Your copy of the material below should match it exactly, except that it holds no pictures.

• • • • • • •

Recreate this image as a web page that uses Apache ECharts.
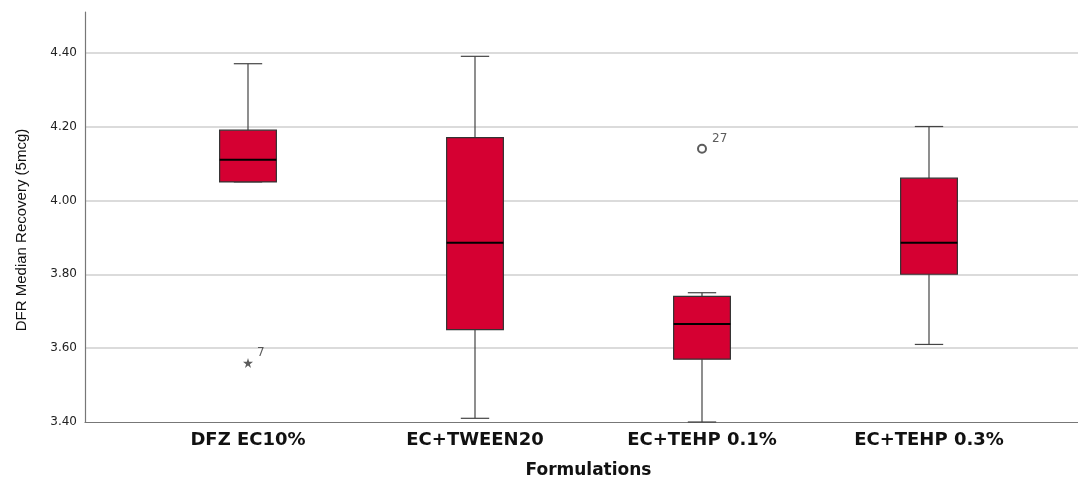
<!DOCTYPE html>
<html><head><meta charset="utf-8">
<script src="https://cdn.jsdelivr.net/npm/echarts@6/dist/echarts.min.js"></script>
<style>html,body{margin:0;padding:0;background:#fff}#c{width:1078px;height:478px}</style>
</head><body><div id="c"></div>
<script>
const categories = ['DFZ EC10%', 'EC+TWEEN20', 'EC+TEHP 0.1%', 'EC+TEHP 0.3%'];
// [lower whisker, Q1, median, Q3, upper whisker]
const lowWhisker = [4.05, 3.41, 3.40, 3.61];
const q1Values   = [4.05, 3.65, 3.57, 3.80];
const medians    = [4.11, 3.885, 3.665, 3.885];
const q3Values   = [4.19, 4.17, 3.74, 4.06];
const highWhisker= [4.37, 4.39, 3.75, 4.20];
// outliers: [category index, value, case label]
const extremeOutliers = [[0, 3.56, '7']];
const mildOutliers = [[2, 4.14, '27']];
const yTicks = [3.40, 3.60, 3.80, 4.00, 4.20, 4.40];

const boxData = categories.map((c, i) => [i, lowWhisker[i], q1Values[i], medians[i], q3Values[i], highWhisker[i]]);

const chart = echarts.init(document.getElementById('c'));
const starPath = 'path://M50,0 L61,35 L98,35 L68,57 L79,91 L50,70 L21,91 L32,57 L2,35 L39,35 Z';

chart.setOption({
  animation: false,
  backgroundColor: '#fff',
  grid: [
    {left: 85, right: 0, top: 12, bottom: 56, containLabel: false, outerBoundsMode: 'none'},
    {left: 134.5, right: 35.5, top: 12, bottom: 56, containLabel: false, outerBoundsMode: 'none'}
  ],
  xAxis: [
    {gridIndex: 0, type: 'category', data: [''], axisLine: {show: true, lineStyle: {color: '#777', width: 1.2}},
     axisTick: {show: false}, axisLabel: {show: false}, splitLine: {show: false}},
    {gridIndex: 1, type: 'category', data: categories, boundaryGap: true,
     axisLine: {show: false}, axisTick: {show: false},
     axisLabel: {margin: 9, color: '#111', fontFamily: 'DejaVu Sans', fontWeight: 'bold', fontSize: 18},
     name: 'Formulations', nameLocation: 'middle', nameGap: 40,
     nameTextStyle: {color: '#111', fontFamily: 'DejaVu Sans', fontWeight: 'bold', fontSize: 17}}
  ],
  yAxis: [
    {gridIndex: 0, type: 'value', min: 3.4, max: 4.51, interval: 0.2,
     axisLine: {show: true, lineStyle: {color: '#777', width: 1.2}}, axisTick: {show: false},
     axisLabel: {margin: 8, color: '#222', fontFamily: 'DejaVu Sans', fontSize: 12, showMaxLabel: false,
       formatter: v => yTicks.some(t => Math.abs(t - v) < 1e-6) ? v.toFixed(2) : ''},
     splitLine: {show: true, showMaxLine: false, showMinLine: false, lineStyle: {color: '#cfcfcf', width: 1.5}},
     name: 'DFR Median Recovery (5mcg)', nameLocation: 'middle', nameRotate: 90, nameGap: 56,
     nameTextStyle: {color: '#111', fontFamily: 'Liberation Sans', fontSize: 15, padding: [0, 26, 0, 0]}},
    {gridIndex: 1, type: 'value', min: 3.4, max: 4.51, interval: 0.2, show: false, splitLine: {show: false}}
  ],
  series: [
    {
      type: 'custom', xAxisIndex: 1, yAxisIndex: 1,
      data: boxData,
      encode: {x: 0, y: [1, 2, 3, 4, 5]},
      renderItem: function (params, api) {
        const idx = api.value(0);
        const band = api.size([1, 0])[0];
        const bw = band * 0.25;
        const cw = bw * 0.5;
        const pLow = api.coord([idx, api.value(1)]);
        const pQ1 = api.coord([idx, api.value(2)]);
        const pMed = api.coord([idx, api.value(3)]);
        const pQ3 = api.coord([idx, api.value(4)]);
        const pHigh = api.coord([idx, api.value(5)]);
        const x = pQ1[0];
        const wStyle = {stroke: '#444', lineWidth: 1.2, fill: null};
        return {
          type: 'group',
          children: [
            {type: 'line', shape: {x1: x, y1: pHigh[1], x2: x, y2: pQ3[1]}, style: wStyle},
            {type: 'line', shape: {x1: x, y1: pQ1[1], x2: x, y2: pLow[1]}, style: wStyle},
            {type: 'line', shape: {x1: x - cw / 2, y1: pHigh[1], x2: x + cw / 2, y2: pHigh[1]}, style: wStyle},
            {type: 'line', shape: {x1: x - cw / 2, y1: pLow[1], x2: x + cw / 2, y2: pLow[1]}, style: wStyle},
            {type: 'rect', shape: {x: x - bw / 2, y: pQ3[1], width: bw, height: pQ1[1] - pQ3[1]},
             style: {fill: '#D50032', stroke: '#333', lineWidth: 1.2}},
            {type: 'line', shape: {x1: x - bw / 2, y1: pMed[1], x2: x + bw / 2, y2: pMed[1]},
             style: {stroke: '#000', lineWidth: 2}}
          ]
        };
      },
      z: 3
    },
    {
      type: 'scatter', xAxisIndex: 1, yAxisIndex: 1,
      data: extremeOutliers, symbol: starPath, symbolSize: 10,
      itemStyle: {color: '#333'},
      label: {show: true, formatter: p => p.data[2], position: 'right', offset: [-1, -10],
        color: '#333', fontFamily: 'DejaVu Sans', fontSize: 12},
      z: 4
    },
    {
      type: 'scatter', xAxisIndex: 1, yAxisIndex: 1,
      data: mildOutliers, symbol: 'emptyCircle', symbolSize: 8,
      itemStyle: {color: '#333', borderWidth: 1.5, borderColor: '#333'},
      label: {show: true, formatter: p => p.data[2], position: 'right', offset: [0, -10],
        color: '#333', fontFamily: 'DejaVu Sans', fontSize: 12},
      z: 4
    }
  ]
});
</script></body></html>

• • • • • • •

> Full answer
Recreate this image as a web page that uses Apache ECharts.
<!DOCTYPE html>
<html><head><meta charset="utf-8">
<script src="https://cdn.jsdelivr.net/npm/echarts@6/dist/echarts.min.js"></script>
<style>html,body{margin:0;padding:0;background:#fff}#c{width:1078px;height:478px}</style>
</head><body><div id="c"></div>
<script>
const categories = ['DFZ EC10%', 'EC+TWEEN20', 'EC+TEHP 0.1%', 'EC+TEHP 0.3%'];
// [lower whisker, Q1, median, Q3, upper whisker]
const lowWhisker = [4.05, 3.41, 3.40, 3.61];
const q1Values   = [4.05, 3.65, 3.57, 3.80];
const medians    = [4.11, 3.885, 3.665, 3.885];
const q3Values   = [4.19, 4.17, 3.74, 4.06];
const highWhisker= [4.37, 4.39, 3.75, 4.20];
// outliers: [category index, value, case label]
const extremeOutliers = [[0, 3.56, '7']];
const mildOutliers = [[2, 4.14, '27']];
const yTicks = [3.40, 3.60, 3.80, 4.00, 4.20, 4.40];

const boxData = categories.map((c, i) => [i, lowWhisker[i], q1Values[i], medians[i], q3Values[i], highWhisker[i]]);

const chart = echarts.init(document.getElementById('c'));
const starPath = 'path://M50,0 L61,35 L98,35 L68,57 L79,91 L50,70 L21,91 L32,57 L2,35 L39,35 Z';

chart.setOption({
  animation: false,
  backgroundColor: '#fff',
  grid: [
    {left: 85, right: 0, top: 12, bottom: 56, containLabel: false, outerBoundsMode: 'none'},
    {left: 134.5, right: 35.5, top: 12, bottom: 56, containLabel: false, outerBoundsMode: 'none'}
  ],
  xAxis: [
    {gridIndex: 0, type: 'category', data: [''], axisLine: {show: true, lineStyle: {color: '#777', width: 1.2}},
     axisTick: {show: false}, axisLabel: {show: false}, splitLine: {show: false}},
    {gridIndex: 1, type: 'category', data: categories, boundaryGap: true,
     axisLine: {show: false}, axisTick: {show: false},
     axisLabel: {margin: 9, color: '#111', fontFamily: 'DejaVu Sans', fontWeight: 'bold', fontSize: 18},
     name: 'Formulations', nameLocation: 'middle', nameGap: 40,
     nameTextStyle: {color: '#111', fontFamily: 'DejaVu Sans', fontWeight: 'bold', fontSize: 17}}
  ],
  yAxis: [
    {gridIndex: 0, type: 'value', min: 3.4, max: 4.51, interval: 0.2,
     axisLine: {show: true, lineStyle: {color: '#777', width: 1.2}}, axisTick: {show: false},
     axisLabel: {margin: 8, color: '#222', fontFamily: 'DejaVu Sans', fontSize: 12, showMaxLabel: false,
       formatter: v => yTicks.some(t => Math.abs(t - v) < 1e-6) ? v.toFixed(2) : ''},
     splitLine: {show: true, showMaxLine: false, showMinLine: false, lineStyle: {color: '#cfcfcf', width: 1.5}},
     name: 'DFR Median Recovery (5mcg)', nameLocation: 'middle', nameRotate: 90, nameGap: 56,
     nameTextStyle: {color: '#111', fontFamily: 'Liberation Sans', fontSize: 15, padding: [0, 26, 0, 0]}},
    {gridIndex: 1, type: 'value', min: 3.4, max: 4.51, interval: 0.2, show: false, splitLine: {show: false}}
  ],
  series: [
    {
      type: 'custom', xAxisIndex: 1, yAxisIndex: 1,
      data: boxData,
      encode: {x: 0, y: [1, 2, 3, 4, 5]},
      renderItem: function (params, api) {
        const idx = api.value(0);
        const band = api.size([1, 0])[0];
        const bw = band * 0.25;
        const cw = bw * 0.5;
        const pLow = api.coord([idx, api.value(1)]);
        const pQ1 = api.coord([idx, api.value(2)]);
        const pMed = api.coord([idx, api.value(3)]);
        const pQ3 = api.coord([idx, api.value(4)]);
        const pHigh = api.coord([idx, api.value(5)]);
        const x = pQ1[0];
        const wStyle = {stroke: '#444', lineWidth: 1.2, fill: null};
        return {
          type: 'group',
          children: [
            {type: 'line', shape: {x1: x, y1: pHigh[1], x2: x, y2: pQ3[1]}, style: wStyle},
            {type: 'line', shape: {x1: x, y1: pQ1[1], x2: x, y2: pLow[1]}, style: wStyle},
            {type: 'line', shape: {x1: x - cw / 2, y1: pHigh[1], x2: x + cw / 2, y2: pHigh[1]}, style: wStyle},
            {type: 'line', shape: {x1: x - cw / 2, y1: pLow[1], x2: x + cw / 2, y2: pLow[1]}, style: wStyle},
            {type: 'rect', shape: {x: x - bw / 2, y: pQ3[1], width: bw, height: pQ1[1] - pQ3[1]},
             style: {fill: '#D50032', stroke: '#333', lineWidth: 1.2}},
            {type: 'line', shape: {x1: x - bw / 2, y1: pMed[1], x2: x + bw / 2, y2: pMed[1]},
             style: {stroke: '#000', lineWidth: 2}}
          ]
        };
      },
      z: 3
    },
    {
      type: 'scatter', xAxisIndex: 1, yAxisIndex: 1,
      data: extremeOutliers, symbol: starPath, symbolSize: 10,
      itemStyle: {color: '#333'},
      label: {show: true, formatter: p => p.data[2], position: 'right', offset: [-1, -10],
        color: '#333', fontFamily: 'DejaVu Sans', fontSize: 12},
      z: 4
    },
    {
      type: 'scatter', xAxisIndex: 1, yAxisIndex: 1,
      data: mildOutliers, symbol: 'emptyCircle', symbolSize: 8,
      itemStyle: {color: '#333', borderWidth: 1.5, borderColor: '#333'},
      label: {show: true, formatter: p => p.data[2], position: 'right', offset: [0, -10],
        color: '#333', fontFamily: 'DejaVu Sans', fontSize: 12},
      z: 4
    }
  ]
});
</script></body></html>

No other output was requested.